((

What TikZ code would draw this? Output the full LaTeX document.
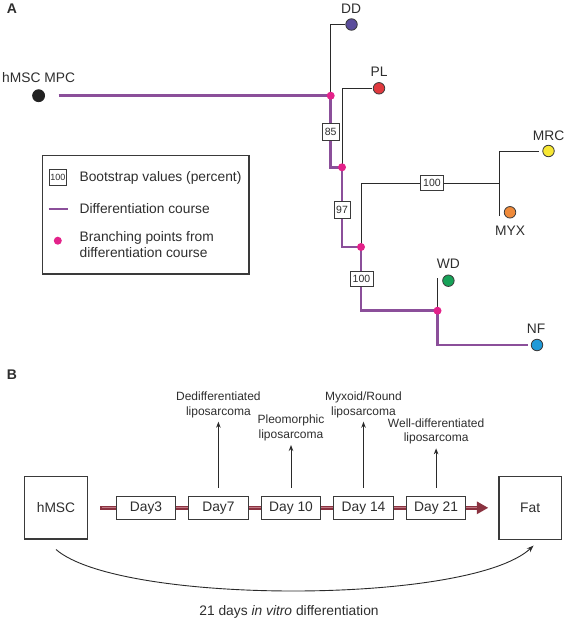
\documentclass[tikz,border=0pt]{standalone}
\usepackage{fontspec}
\setmainfont{Liberation Sans}
\usetikzlibrary{arrows.meta,calc}
\definecolor{txt}{HTML}{2E2E2E}
\definecolor{boxc}{HTML}{3A3A3A}
\definecolor{blk}{HTML}{2A2A2A}
\definecolor{purp}{HTML}{8B4F9A}
\definecolor{pinkc}{HTML}{E3228A}
\definecolor{cDD}{HTML}{5B4D9C}
\definecolor{cPL}{HTML}{E0393E}
\definecolor{cMRC}{HTML}{F7E733}
\definecolor{cMYX}{HTML}{EF8A3A}
\definecolor{cWD}{HTML}{17A258}
\definecolor{cNF}{HTML}{1F9AD8}
\definecolor{cHM}{HTML}{222222}
\definecolor{barout}{HTML}{8A3240}
\definecolor{barin}{HTML}{C07884}
\pgfdeclarelayer{bg}
\pgfsetlayers{bg,main}
\begin{document}
\begin{tikzpicture}[x=1pt,y=-1pt,
  lab/.style={font=\fontsize{13.8}{15.6}\selectfont, text=txt, inner sep=0pt},
  leaf/.style={circle, draw=boxc, line width=0.8pt, minimum size=11.5pt, inner sep=0pt},
  branchpt/.style={circle, fill=pinkc, minimum size=8pt, inner sep=0pt},
  boot/.style={draw=boxc, fill=white, line width=0.9pt, text=txt, font=\fontsize{10.5}{12}\selectfont, inner sep=0pt, minimum width=17pt, minimum height=16.5pt},
  course/.style={draw=purp, line width=2.6pt},
  twig/.style={draw=blk, line width=1pt},
  bigbox/.style={draw=boxc, line width=1.1pt, minimum width=63pt, minimum height=62.3pt, inner sep=0pt, text=txt, font=\fontsize{13.8}{15.6}\selectfont},
  daybox/.style={draw=boxc, fill=white, line width=1.1pt, minimum width=59.5pt, minimum height=23pt, inner sep=0pt, text=txt, font=\fontsize{13.8}{15.6}\selectfont},
  tumor/.style={font=\fontsize{12}{14.5}\selectfont, text=txt, align=center, anchor=south, inner xsep=0pt, inner ysep=4pt},
  uparrow/.style={draw=blk, line width=0.9pt, -{Stealth[length=6pt,width=4.5pt]}},
  bar/.style={draw=barout, line width=4.5pt},
  stripe/.style={draw=barin, line width=1.3pt},
  curvearrow/.style={draw=blk, line width=0.9pt, -{Stealth[length=7pt,width=5pt]}}
]
\useasboundingbox (0,0) rectangle (566,621);

% ---------- Panel A ----------
\node[font=\bfseries\fontsize{14}{16}\selectfont, text=txt] (lA) at (12,9) {A};

% leaves
\node[leaf, fill=cHM, draw=cHM, minimum size=12pt] (hm) at (38.6,95.7) {};
\node[leaf, fill=cDD] (dd) at (351.5,24.5) {};
\node[leaf, fill=cPL] (pl) at (379,88.3) {};
\node[leaf, fill=cMRC] (mrc) at (548.5,151) {};
\node[leaf, fill=cMYX] (myx) at (510,212.3) {};
\node[leaf, fill=cWD] (wd) at (448.4,280.7) {};
\node[leaf, fill=cNF] (nf) at (537,345) {};

% leaf labels
\node[lab] (hmlab) at (38.6,77.7) {hMSC MPC};
\node[lab] (ddlab) at (351,9) {DD};
\node[lab] (pllab) at (379,72) {PL};
\node[lab] (mrclab) at (548.7,135.7) {MRC};
\node[lab] (myxlab) at (510,231) {MYX};
\node[lab] (wdlab) at (448.4,263.3) {WD};
\node[lab] (nflab) at (536,329) {NF};

% branching points
\node[branchpt] (b1) at (330.7,95.7) {};
\node[branchpt] (b2) at (342,167.3) {};
\node[branchpt] (b3) at (361,247) {};
\node[branchpt] (b4) at (437.5,310.7) {};

\coordinate (split) at (499,183.3);
\coordinate (mtop) at (499,151);
\coordinate (mbot) at (499,216);
\coordinate (wdtop) at (437.5,277.7);

\begin{pgfonlayer}{bg}
  \draw[course] ([xshift=13.5pt]hm.east) -- (b1.center) -- (b1 |- b2) -- (b2.center)
     -- (b2 |- b3) -- (b3.center) -- (b3 |- b4) -- (b4.center)
     -- (b4 |- nf) -- ([xshift=-3pt]nf.west);
  \draw[twig] (b1.center) |- (dd.west);
  \draw[twig] (b2.center) |- ([xshift=-1pt]pl.west);
  \draw[twig] (b3.center) |- (split);
  \draw[twig] (mbot) -- (mtop) -- ([xshift=-3pt]mrc.west);
  \draw[twig] (b4.center) -- (wdtop);
\end{pgfonlayer}

% bootstrap boxes
\node[boot] (bs85) at (330.7,131.7) {85};
\node[boot, minimum width=16pt] (bs97) at (342,210) {97};
\node[boot, minimum width=22.5pt, minimum height=15pt] (bs100a) at (432,183.3) {100};
\node[boot, minimum width=23pt, minimum height=15pt] (bs100b) at (361.5,279.3) {100};

% legend
\node[draw=boxc, line width=1.1pt, minimum width=206.4pt, minimum height=118.3pt, inner sep=0pt] (legend) at (145.8,214.85) {};
\node[boot, font=\fontsize{9}{10}\selectfont, minimum width=17pt, minimum height=15.7pt] (lgbox) at (57.8,177.7) {100};
\coordinate (lgA) at (48.7,209);
\coordinate (lgB) at (67.5,209);
\draw[course] (lgA) -- (lgB);
\node[branchpt] (lgdot) at (57.8,240.7) {};
\node[lab, anchor=west] (lgt1) at (79.4,177.7) {Bootstrap values (percent)};
\node[lab, anchor=west] (lgt2) at (79.4,209) {Differentiation course};
\node[lab, anchor=west, align=left] (lgt3) at (79.4,244.5) {Branching points from\\differentiation course};

% ---------- Panel B ----------
\node[font=\bfseries\fontsize{14}{16}\selectfont, text=txt] (lB) at (12,375) {B};

\node[bigbox] (hmsc) at (56,507.8) {hMSC};
\node[bigbox, minimum width=62.4pt, minimum height=62.6pt] (fat) at (530.2,508) {Fat};

\node[daybox] (d3) at (146,507.8) {Day3};
\node[daybox] (d7) at (218.4,507.8) {Day7};
\node[daybox] (d10) at (291,507.8) {Day 10};
\node[daybox] (d14) at (363.5,507.8) {Day 14};
\node[daybox] (d21) at (436.1,507.8) {Day 21};

\coordinate (tstart) at (100.4,507.8);
\coordinate (tend) at (488.3,507.8);

\draw[bar] (tstart) -- (d3.west);
\draw[bar] (d3.east) -- (d7.west);
\draw[bar] (d7.east) -- (d10.west);
\draw[bar] (d10.east) -- (d14.west);
\draw[bar] (d14.east) -- (d21.west);
\draw[bar, -{Triangle[length=11.5pt,width=12pt]}] (d21.east) -- (tend);
\draw[stripe] ([xshift=1.5pt]tstart) -- (d3.west);
\draw[stripe] (d3.east) -- (d7.west);
\draw[stripe] (d7.east) -- (d10.west);
\draw[stripe] (d10.east) -- (d14.west);
\draw[stripe] (d14.east) -- (d21.west);
\draw[stripe, shorten >=11pt] (d21.east) -- (tend);

% tumour labels and arrows
\node[tumor] (ded) at (218.4,421.7) {Dedifferentiated\\liposarcoma};
\node[tumor] (pleo) at (291,445) {Pleomorphic\\liposarcoma};
\node[tumor] (myxr) at (363.5,421.7) {Myxoid/Round\\liposarcoma};
\node[tumor] (well) at (436.1,448.3) {Well-differentiated\\liposarcoma};

\draw[uparrow] ([yshift=8pt]d7.north) -- (ded.south);
\draw[uparrow] ([yshift=8pt]d10.north) -- (pleo.south);
\draw[uparrow] ([yshift=8pt]d14.north) -- (myxr.south);
\draw[uparrow] ([yshift=8pt]d21.north) -- (well.south);

% curved arrow
\draw[curvearrow] ([yshift=-10pt]hmsc.south) .. controls (120,605) and (470,605) .. ([xshift=3.4pt,yshift=-5.7pt]fat.south);

\node[lab] (cap) at (289,611.7) {21 days \textit{in vitro} differentiation};
\end{tikzpicture}
\end{document}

))

STATED GOAL:
Please quote the lines of the material, beginning with the first and ending with the one that contains "(0,0) rectangle (566,621);", exactly as written and without any pictures.

OUTPUT FOR THIS TASK:
What TikZ code would draw this? Output the full LaTeX document.
\documentclass[tikz,border=0pt]{standalone}
\usepackage{fontspec}
\setmainfont{Liberation Sans}
\usetikzlibrary{arrows.meta,calc}
\definecolor{txt}{HTML}{2E2E2E}
\definecolor{boxc}{HTML}{3A3A3A}
\definecolor{blk}{HTML}{2A2A2A}
\definecolor{purp}{HTML}{8B4F9A}
\definecolor{pinkc}{HTML}{E3228A}
\definecolor{cDD}{HTML}{5B4D9C}
\definecolor{cPL}{HTML}{E0393E}
\definecolor{cMRC}{HTML}{F7E733}
\definecolor{cMYX}{HTML}{EF8A3A}
\definecolor{cWD}{HTML}{17A258}
\definecolor{cNF}{HTML}{1F9AD8}
\definecolor{cHM}{HTML}{222222}
\definecolor{barout}{HTML}{8A3240}
\definecolor{barin}{HTML}{C07884}
\pgfdeclarelayer{bg}
\pgfsetlayers{bg,main}
\begin{document}
\begin{tikzpicture}[x=1pt,y=-1pt,
  lab/.style={font=\fontsize{13.8}{15.6}\selectfont, text=txt, inner sep=0pt},
  leaf/.style={circle, draw=boxc, line width=0.8pt, minimum size=11.5pt, inner sep=0pt},
  branchpt/.style={circle, fill=pinkc, minimum size=8pt, inner sep=0pt},
  boot/.style={draw=boxc, fill=white, line width=0.9pt, text=txt, font=\fontsize{10.5}{12}\selectfont, inner sep=0pt, minimum width=17pt, minimum height=16.5pt},
  course/.style={draw=purp, line width=2.6pt},
  twig/.style={draw=blk, line width=1pt},
  bigbox/.style={draw=boxc, line width=1.1pt, minimum width=63pt, minimum height=62.3pt, inner sep=0pt, text=txt, font=\fontsize{13.8}{15.6}\selectfont},
  daybox/.style={draw=boxc, fill=white, line width=1.1pt, minimum width=59.5pt, minimum height=23pt, inner sep=0pt, text=txt, font=\fontsize{13.8}{15.6}\selectfont},
  tumor/.style={font=\fontsize{12}{14.5}\selectfont, text=txt, align=center, anchor=south, inner xsep=0pt, inner ysep=4pt},
  uparrow/.style={draw=blk, line width=0.9pt, -{Stealth[length=6pt,width=4.5pt]}},
  bar/.style={draw=barout, line width=4.5pt},
  stripe/.style={draw=barin, line width=1.3pt},
  curvearrow/.style={draw=blk, line width=0.9pt, -{Stealth[length=7pt,width=5pt]}}
]
\useasboundingbox (0,0) rectangle (566,621);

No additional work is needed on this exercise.